De nuevo inició sus aventuras. Pasó un tiempo como lacayo de una condesa, pero ella murió poco después. Vivió su juventud abandonado a su suerte y con la cabeza llena de lecturas desordenadas. El romántico jovencito comenzó a advertir que el mundo no estaba lleno de héroes ni de damas en apuros, como se lo habían enseñado las novelas. Trabajó de nuevo como lacayo para el octogenario conde Ottavio Francesco, quien lo involucró en su tertulia.

Rousseau, el lacayo erudito, tuvo entonces la oportunidad de mostrar su saber; por lo que fue admirado no sólo por la concurrencia, sino por Pauline, la nieta del amo. El anciano conde lo encomendó a su hijo, el abate de Gouvon, para que lo instruyera. Con él, el joven regresó al latín, aprendió el italiano y volvió a las lecturas ordenadas. “Sólo se le pedía seriedad, aplicación y perseverancia”.

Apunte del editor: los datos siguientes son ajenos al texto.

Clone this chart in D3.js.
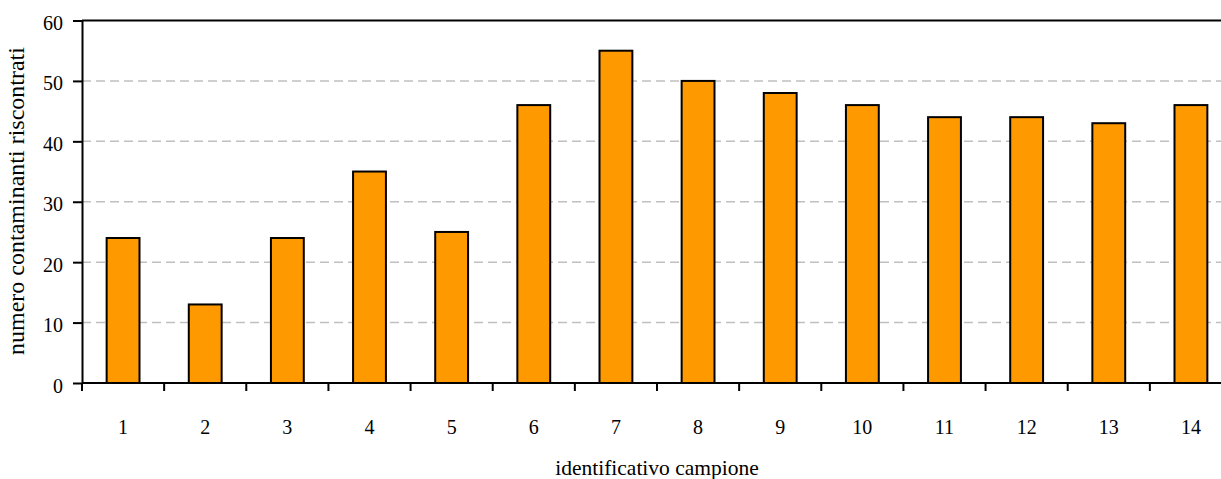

Pero más proclive a la libertad y a la aventura que a la disciplina, volvió al vagabundeo y regresó a Annecy, donde Mme. de Warens, a quien llamó “Mamá” y quien se encariñó con el adolescente. Rousseau regresó a la lectura. Leyó y discutió con ella a los protestantes, el diccionario de Bayle y Saint-Évremond, apreció a La Bruyère, detestó a La Rochefoucauld, admiró El Espectador de Joseph Addison y los libros de derecho natural de Puffendorf. Ávido de instrucción, leyó con más reposo, reflexionó y se esforzó por poner orden sus conocimientos desordenados.

El joven produjo una impresión ambigua en un instructor, que lo juzgó inteligente pero lento; indisciplinado, torpe y tímido para hablar; por lo que se limitó a enseñarle lugares comunes; aunque destacó sus habilidades para la escritura, lo que le permitió ocultar sus deficiencias comunicativas. Por muy poco tiempo, el muchacho se hizo seminarista, aunque el superior no le vio cualidades. Entonces Rousseau se convirtió en músico.

Así, dedicado a vivir con Mme. de Warens, a la música, a la lectura de Voltaire y a los escritores de Port Royal, se transformó en autodidacta. Su formación lectora pasó por los filósofos de esta abadía de los que tomó ideas. Se formó en el álgebra, la geometría, la aritmética, la historia antigua, los estudios sobre las Escrituras y se volvió aficionado a la química. Leyó en latín a los clásicos latinos, armando él mismo su plan de estudios.

Luego comenzó a escribir. Recibió la herencia de su madre que entregó a su tutora, que se había conseguido un amante. La lectura lo salvó del despecho y le permitió coleccionar las ideas que más adelante madurarían para cuestionar el mito de la armonía civil que le enseñó su padre e iniciar la transformación de la educación en la teoría. En sus escritos se advierte no sólo la madurez de sus ideas sino la asimilación de sus lecturas.

Rousseau inauguró una filosofía en la que la libertad del hombre en comunión con otros hombres, también libres, daría lugar a una sociedad justa y equitativa. En El contrato social desarrolló mejor esta idea: la de un Estado que respeta los derechos de sus ciudadanos que participan de las leyes que los gobiernan.